__Given information__.

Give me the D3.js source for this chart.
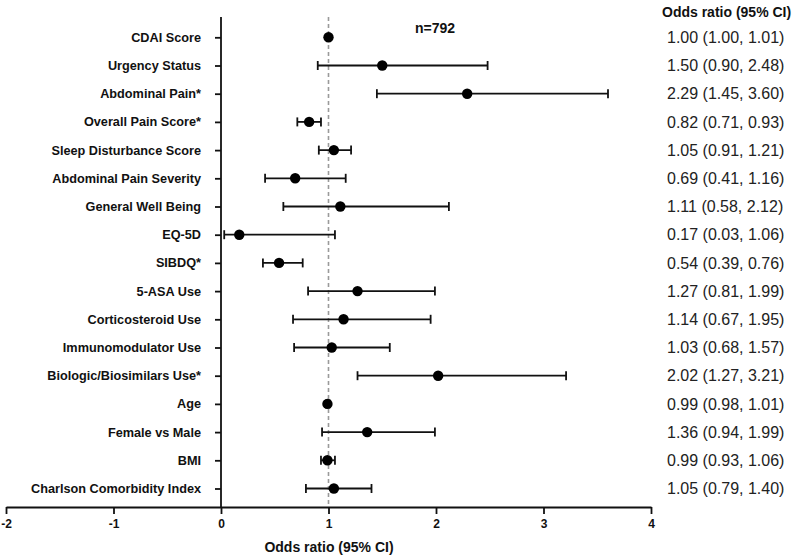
<!DOCTYPE html>
<html><head><meta charset="utf-8">
<script src="https://cdn.jsdelivr.net/npm/d3@7"></script>
<style>body{margin:0;background:#fff;} svg{display:block;font-family:"Liberation Sans",Arial,sans-serif;}</style>
</head><body><div id="chart"></div>
<script>
const labels = ["CDAI Score","Urgency Status","Abdominal Pain*","Overall Pain Score*","Sleep Disturbance Score","Abdominal Pain Severity","General Well Being","EQ-5D","SIBDQ*","5-ASA Use","Corticosteroid Use","Immunomodulator Use","Biologic/Biosimilars Use*","Age","Female vs Male","BMI","Charlson Comorbidity Index"];
const oddsRatio = [1.00,1.50,2.29,0.82,1.05,0.69,1.11,0.17,0.54,1.27,1.14,1.03,2.02,0.99,1.36,0.99,1.05];
const ciLow  = [1.00,0.90,1.45,0.71,0.91,0.41,0.58,0.03,0.39,0.81,0.67,0.68,1.27,0.98,0.94,0.93,0.79];
const ciHigh = [1.01,2.48,3.60,0.93,1.21,1.16,2.12,1.06,0.76,1.99,1.95,1.57,3.21,1.01,1.99,1.06,1.40];
const xTicks = [-2,-1,0,1,2,3,4];

const W = 797, H = 555;
const svg = d3.select("#chart").append("svg").attr("width", W).attr("height", H);

const x = d3.scaleLinear().domain([-2, 4]).range([6, 651]);
const y = d3.scalePoint().domain(labels).range([37.3, 488.5]);
const axisY = 507, topY = 17;
const SW = 1.8;

// reference dashed line at OR = 1
svg.append("line").attr("x1", x(1)).attr("x2", x(1)).attr("y1", topY).attr("y2", axisY)
  .attr("stroke", "#9a9a9a").attr("stroke-width", 1.6).attr("stroke-dasharray", "4,3");

// x axis
const xAxis = svg.append("g").attr("transform", `translate(0,${axisY})`)
  .call(d3.axisBottom(x).tickValues(xTicks).tickFormat(d => String(d)).tickSize(7).tickSizeOuter(0));
xAxis.select(".domain").attr("stroke", "#111").attr("stroke-width", SW);
xAxis.selectAll(".tick line").attr("stroke", "#111").attr("stroke-width", SW);
xAxis.selectAll(".tick text").attr("font-size", 12).attr("font-weight", "bold").attr("fill", "#111")
  .attr("font-family", "Liberation Sans, Arial, sans-serif").attr("dy", "0.95em");

// y axis at x = 0
const yAxisG = svg.append("g").attr("transform", `translate(${x(0)},0)`)
  .call(d3.axisLeft(y).tickSize(6).tickPadding(14).tickSizeOuter(0));
yAxisG.select(".domain").attr("d", `M0,${topY}V${axisY}`).attr("stroke", "#111").attr("stroke-width", SW);
yAxisG.selectAll(".tick line").attr("stroke", "#111").attr("stroke-width", SW);
yAxisG.selectAll(".tick text").attr("font-size", 12.7).attr("font-weight", "bold").attr("fill", "#111")
  .attr("font-family", "Liberation Sans, Arial, sans-serif");

// error bars
const rows = labels.map((l, i) => ({label: l, or: oddsRatio[i], lo: ciLow[i], hi: ciHigh[i]}));
const g = svg.append("g");
g.selectAll("line.ci").data(rows).join("line").attr("class", "ci")
  .attr("x1", d => x(d.lo)).attr("x2", d => x(d.hi))
  .attr("y1", d => y(d.label)).attr("y2", d => y(d.label))
  .attr("stroke", "#111").attr("stroke-width", SW);
g.selectAll("line.capL").data(rows).join("line").attr("class", "capL")
  .attr("x1", d => x(d.lo)).attr("x2", d => x(d.lo))
  .attr("y1", d => y(d.label) - 4.5).attr("y2", d => y(d.label) + 4.5)
  .attr("stroke", "#111").attr("stroke-width", SW);
g.selectAll("line.capR").data(rows).join("line").attr("class", "capR")
  .attr("x1", d => x(d.hi)).attr("x2", d => x(d.hi))
  .attr("y1", d => y(d.label) - 4.5).attr("y2", d => y(d.label) + 4.5)
  .attr("stroke", "#111").attr("stroke-width", SW);
g.selectAll("circle").data(rows).join("circle")
  .attr("cx", d => x(d.or)).attr("cy", d => y(d.label)).attr("r", 5.2).attr("fill", "#000");

// n label
svg.append("text").attr("x", 435).attr("y", 33).attr("text-anchor", "middle")
  .attr("font-size", 14).attr("font-weight", "bold").attr("fill", "#111").text("n=792");

// right column
const f = d3.format(".2f");
svg.append("text").attr("x", 662).attr("y", 17).attr("font-size", 14).attr("font-weight", "bold")
  .attr("fill", "#111").text("Odds ratio (95% CI)");
svg.append("g").selectAll("text").data(rows).join("text")
  .attr("x", 667).attr("y", d => y(d.label)).attr("dy", "0.36em")
  .attr("font-size", 16).attr("fill", "#222")
  .text(d => `${f(d.or)} (${f(d.lo)}, ${f(d.hi)})`);

// x axis title
svg.append("text").attr("x", 329).attr("y", 552).attr("text-anchor", "middle")
  .attr("font-size", 14).attr("font-weight", "bold").attr("fill", "#111").text("Odds ratio (95% CI)");
</script></body></html>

__What needs to be done__. Copy every line of the data exactly as written, excluding the pictures.

__Solution for this task__.
Give me the D3.js source for this chart.
<!DOCTYPE html>
<html><head><meta charset="utf-8">
<script src="https://cdn.jsdelivr.net/npm/d3@7"></script>
<style>body{margin:0;background:#fff;} svg{display:block;font-family:"Liberation Sans",Arial,sans-serif;}</style>
</head><body><div id="chart"></div>
<script>
const labels = ["CDAI Score","Urgency Status","Abdominal Pain*","Overall Pain Score*","Sleep Disturbance Score","Abdominal Pain Severity","General Well Being","EQ-5D","SIBDQ*","5-ASA Use","Corticosteroid Use","Immunomodulator Use","Biologic/Biosimilars Use*","Age","Female vs Male","BMI","Charlson Comorbidity Index"];
const oddsRatio = [1.00,1.50,2.29,0.82,1.05,0.69,1.11,0.17,0.54,1.27,1.14,1.03,2.02,0.99,1.36,0.99,1.05];
const ciLow  = [1.00,0.90,1.45,0.71,0.91,0.41,0.58,0.03,0.39,0.81,0.67,0.68,1.27,0.98,0.94,0.93,0.79];
const ciHigh = [1.01,2.48,3.60,0.93,1.21,1.16,2.12,1.06,0.76,1.99,1.95,1.57,3.21,1.01,1.99,1.06,1.40];
const xTicks = [-2,-1,0,1,2,3,4];

const W = 797, H = 555;
const svg = d3.select("#chart").append("svg").attr("width", W).attr("height", H);

const x = d3.scaleLinear().domain([-2, 4]).range([6, 651]);
const y = d3.scalePoint().domain(labels).range([37.3, 488.5]);
const axisY = 507, topY = 17;
const SW = 1.8;

// reference dashed line at OR = 1
svg.append("line").attr("x1", x(1)).attr("x2", x(1)).attr("y1", topY).attr("y2", axisY)
  .attr("stroke", "#9a9a9a").attr("stroke-width", 1.6).attr("stroke-dasharray", "4,3");

// x axis
const xAxis = svg.append("g").attr("transform", `translate(0,${axisY})`)
  .call(d3.axisBottom(x).tickValues(xTicks).tickFormat(d => String(d)).tickSize(7).tickSizeOuter(0));
xAxis.select(".domain").attr("stroke", "#111").attr("stroke-width", SW);
xAxis.selectAll(".tick line").attr("stroke", "#111").attr("stroke-width", SW);
xAxis.selectAll(".tick text").attr("font-size", 12).attr("font-weight", "bold").attr("fill", "#111")
  .attr("font-family", "Liberation Sans, Arial, sans-serif").attr("dy", "0.95em");

// y axis at x = 0
const yAxisG = svg.append("g").attr("transform", `translate(${x(0)},0)`)
  .call(d3.axisLeft(y).tickSize(6).tickPadding(14).tickSizeOuter(0));
yAxisG.select(".domain").attr("d", `M0,${topY}V${axisY}`).attr("stroke", "#111").attr("stroke-width", SW);
yAxisG.selectAll(".tick line").attr("stroke", "#111").attr("stroke-width", SW);
yAxisG.selectAll(".tick text").attr("font-size", 12.7).attr("font-weight", "bold").attr("fill", "#111")
  .attr("font-family", "Liberation Sans, Arial, sans-serif");

// error bars
const rows = labels.map((l, i) => ({label: l, or: oddsRatio[i], lo: ciLow[i], hi: ciHigh[i]}));
const g = svg.append("g");
g.selectAll("line.ci").data(rows).join("line").attr("class", "ci")
  .attr("x1", d => x(d.lo)).attr("x2", d => x(d.hi))
  .attr("y1", d => y(d.label)).attr("y2", d => y(d.label))
  .attr("stroke", "#111").attr("stroke-width", SW);
g.selectAll("line.capL").data(rows).join("line").attr("class", "capL")
  .attr("x1", d => x(d.lo)).attr("x2", d => x(d.lo))
  .attr("y1", d => y(d.label) - 4.5).attr("y2", d => y(d.label) + 4.5)
  .attr("stroke", "#111").attr("stroke-width", SW);
g.selectAll("line.capR").data(rows).join("line").attr("class", "capR")
  .attr("x1", d => x(d.hi)).attr("x2", d => x(d.hi))
  .attr("y1", d => y(d.label) - 4.5).attr("y2", d => y(d.label) + 4.5)
  .attr("stroke", "#111").attr("stroke-width", SW);
g.selectAll("circle").data(rows).join("circle")
  .attr("cx", d => x(d.or)).attr("cy", d => y(d.label)).attr("r", 5.2).attr("fill", "#000");

// n label
svg.append("text").attr("x", 435).attr("y", 33).attr("text-anchor", "middle")
  .attr("font-size", 14).attr("font-weight", "bold").attr("fill", "#111").text("n=792");

// right column
const f = d3.format(".2f");
svg.append("text").attr("x", 662).attr("y", 17).attr("font-size", 14).attr("font-weight", "bold")
  .attr("fill", "#111").text("Odds ratio (95% CI)");
svg.append("g").selectAll("text").data(rows).join("text")
  .attr("x", 667).attr("y", d => y(d.label)).attr("dy", "0.36em")
  .attr("font-size", 16).attr("fill", "#222")
  .text(d => `${f(d.or)} (${f(d.lo)}, ${f(d.hi)})`);

// x axis title
svg.append("text").attr("x", 329).attr("y", 552).attr("text-anchor", "middle")
  .attr("font-size", 14).attr("font-weight", "bold").attr("fill", "#111").text("Odds ratio (95% CI)");
</script></body></html>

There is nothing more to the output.